In this case, the plaintiff worked in the defendant bank’s private bank division, and she allegedly complained to the bank’s attorneys and human resources department that her supervisor had repeatedly demanded that she disclose material non-public information to him so that he could pass that information along to his clients. The plaintiff alleged that, after she reported that behavior, she was fired. The plaintiff next filed a lawsuit in the U.S. District Court for the Southern District of New York asserting, among other claims, several whistleblower retaliation claims, including claims under SOX and Dodd-Frank. The bank defendant filed a motion to compel arbitration and to dismiss the plaintiff’s claims. The bank based its arguments in favor of arbitration on the plaintiff’s employment agreement, which contained an arbitration provision. The trial court agreed, and the plaintiff appealed its decision to the Second Circuit.

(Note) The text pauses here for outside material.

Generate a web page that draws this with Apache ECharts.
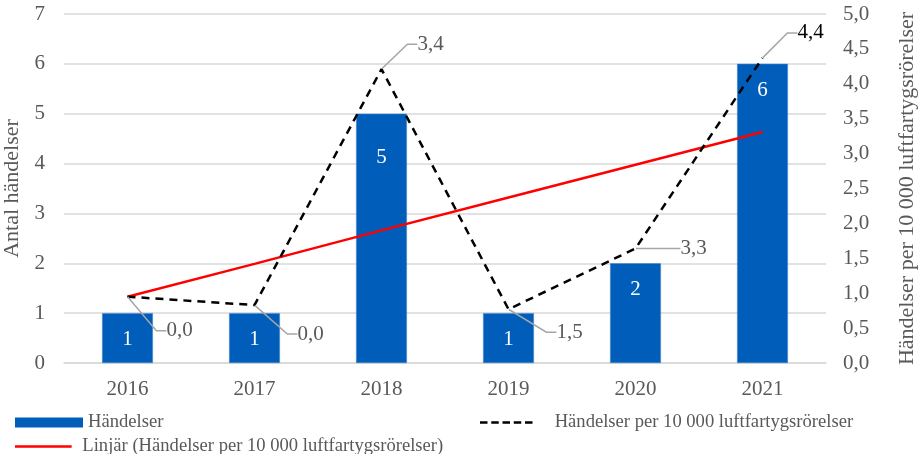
<!DOCTYPE html>
<html>
<head>
<meta charset="utf-8">
<script src="https://cdn.jsdelivr.net/npm/echarts@6/dist/echarts.min.js"></script>
<style>
  html, body { margin: 0; padding: 0; background: #fff; }
  #chart { width: 921px; height: 454px; }
</style>
</head>
<body>
<div id="chart"></div>
<script>
// ---- data ----
const years = ['2016', '2017', '2018', '2019', '2020', '2021'];
const events = [1, 1, 5, 1, 2, 6];                      // Händelser (left axis)
const ratePoints = [0.95, 0.83, 4.21, 0.77, 1.64, 4.37]; // plotted positions (right axis)
const rateLabels = ['0,0', '0,0', '3,4', '1,5', '3,3', '4,4']; // label texts as printed
const trend = [0.95, 1.42, 1.90, 2.37, 2.84, 3.31];      // Linjär trend (right axis)

const FONT = '"Liberation Serif", "Times New Roman", serif';
const GRAY = '#595959';
const BLUE = '#005DB9';

// label offsets (relative to each point)
const labelOffsets = [[52, 34], [56, 29], [49, -25], [61, 23], [58, 0], [48, -25]];

// legend icons: solid line and dashed line (5 dashes, then empty room) as paths
const SOLID_ICON = 'path://M0,0H68V3H0Z';
const DASH_ICON = 'path://M0,0H9V3H0Z M13.5,0H22.5V3H13.5Z M27,0H36V3H27Z M40.5,0H49.5V3H40.5Z M54,0H63V3H54Z M76,0V3';

const chart = echarts.init(document.getElementById('chart'));

const legendText = { fontFamily: FONT, fontSize: 18.6, color: GRAY };

const option = {
  animation: false,
  textStyle: { fontFamily: FONT },
  grid: { left: 64, right: 95, top: 14, bottom: 91, outerBoundsMode: 'none', containLabel: false },
  legend: [
    {
      data: [{ name: 'Händelser', icon: 'rect', itemStyle: { color: BLUE, borderWidth: 0 } }],
      left: 15, top: 413, padding: 0, itemWidth: 68, itemHeight: 10,
      textStyle: legendText
    },
    {
      data: [{ name: 'Händelser per 10 000 luftfartygsrörelser', icon: DASH_ICON, itemStyle: { color: '#000', borderWidth: 0 } }],
      left: 480, top: 413, padding: 0, itemWidth: 76, itemHeight: 2.5,
      textStyle: legendText
    },
    {
      data: [{ name: 'Linjär (Händelser per 10 000 luftfartygsrörelser)', icon: SOLID_ICON, itemStyle: { color: '#FF0000', borderWidth: 0 } }],
      left: 15, top: 437, padding: 0, itemWidth: 68, itemHeight: 2.5,
      textStyle: legendText
    }
  ],
  xAxis: {
    type: 'category',
    data: years,
    axisLine: { lineStyle: { color: '#D9D9D9', width: 1.5 } },
    axisTick: { show: false },
    axisLabel: { fontFamily: FONT, fontSize: 21, color: GRAY, margin: 16 }
  },
  yAxis: [
    {
      type: 'value', min: 0, max: 7, interval: 1,
      name: 'Antal händelser', nameLocation: 'middle', nameGap: 32, nameRotate: 90,
      nameTextStyle: { fontFamily: FONT, fontSize: 22, color: GRAY },
      axisLine: { show: false }, axisTick: { show: false },
      axisLabel: { fontFamily: FONT, fontSize: 21, color: GRAY, margin: 19 },
      splitLine: { lineStyle: { color: '#D9D9D9', width: 1.5 } }
    },
    {
      type: 'value', min: 0, max: 5, interval: 0.5,
      name: 'Händelser per 10 000 luftfartygsrörelser', nameLocation: 'middle', nameGap: 70, nameRotate: 90,
      nameTextStyle: { fontFamily: FONT, fontSize: 22, color: GRAY },
      axisLine: { show: false }, axisTick: { show: false },
      axisLabel: {
        fontFamily: FONT, fontSize: 21, color: GRAY, margin: 17,
        formatter: v => v.toFixed(1).replace('.', ',')
      },
      splitLine: { show: false }
    }
  ],
  series: [
    {
      name: 'Händelser',
      type: 'bar',
      yAxisIndex: 0,
      barWidth: '40%',
      data: events.map((v, i) => ({
        value: v,
        label: i === 2 ? { distance: 33 } : {}
      })),
      itemStyle: { color: BLUE, borderColor: '#3F86CF', borderWidth: 0.5 },
      label: {
        show: true, position: 'insideTop', distance: 16,
        color: '#fff', fontFamily: FONT, fontSize: 21
      },
      z: 1
    },
    {
      name: 'Händelser per 10 000 luftfartygsrörelser',
      type: 'line',
      yAxisIndex: 1,
      data: ratePoints.map((v, i) => ({
        value: v,
        label: { color: i === 5 ? '#000' : GRAY }
      })),
      symbol: 'circle',
      symbolSize: 1,
      itemStyle: { color: 'rgba(0,0,0,0)' },
      lineStyle: { color: '#000', width: 2.5, type: [8, 6] },
      label: {
        show: true, position: 'inside',
        fontFamily: FONT, fontSize: 21, padding: [0, 3],
        formatter: p => rateLabels[p.dataIndex]
      },
      labelLine: {
        show: true, length2: 10, minTurnAngle: 0,
        lineStyle: { color: '#A6A6A6', width: 1.5 }
      },
      labelLayout: p => ({ dx: labelOffsets[p.dataIndex][0], dy: labelOffsets[p.dataIndex][1] }),
      z: 3
    },
    {
      name: 'Linjär (Händelser per 10 000 luftfartygsrörelser)',
      type: 'line',
      yAxisIndex: 1,
      data: trend,
      symbol: 'none',
      itemStyle: { color: '#FF0000' },
      lineStyle: { color: '#FF0000', width: 2.5 },
      z: 2
    }
  ]
};

chart.setOption(option);
</script>
</body>
</html>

The Second Circuit affirmed the trial court’s ruling, noting that federal trial courts within the Second Circuit had split on whether Dodd-Frank whistleblower retaliation claims could be arbitrated. After acknowledging that split, the Second Circuit joined the Third Circuit (the only other federal appellate court that has ruled on this issue) in holding that Dodd-Frank whistleblower retaliation claims are subject to arbitration. In its opinion, the Second Circuit explained that in contrast to the SOX whistleblower retaliation provision (which contains anti-arbitration language), nothing in Dodd-Frank suggests that claims under it are not arbitrable. The Second Circuit also noted that, although SOX contained language prohibiting claims under it from being arbitrated, that language was restricted to disputes “arising under [SOX].” Therefore, the applicability of that prohibition could not be extended to Dodd-Frank, which is not located in the same statutory section as SOX. The Second Circuit further decided that, even if the anti-arbitration language in SOX is ambiguous, the court could not infer from SOX that Congress intended to extend that prohibition to Dodd-Frank because “[d]espite some surface similarities, the whistleblower retaliation provisions of [SOX] and Dodd-Frank diverge significantly in their prohibited conduct, statute of limitations, and remedies.”
The case is Daly v. Citigroup, Inc., et al., No. 18-665, decided by the U.S. Court of Appeals for the Second Circuit (Sept. 19, 2019).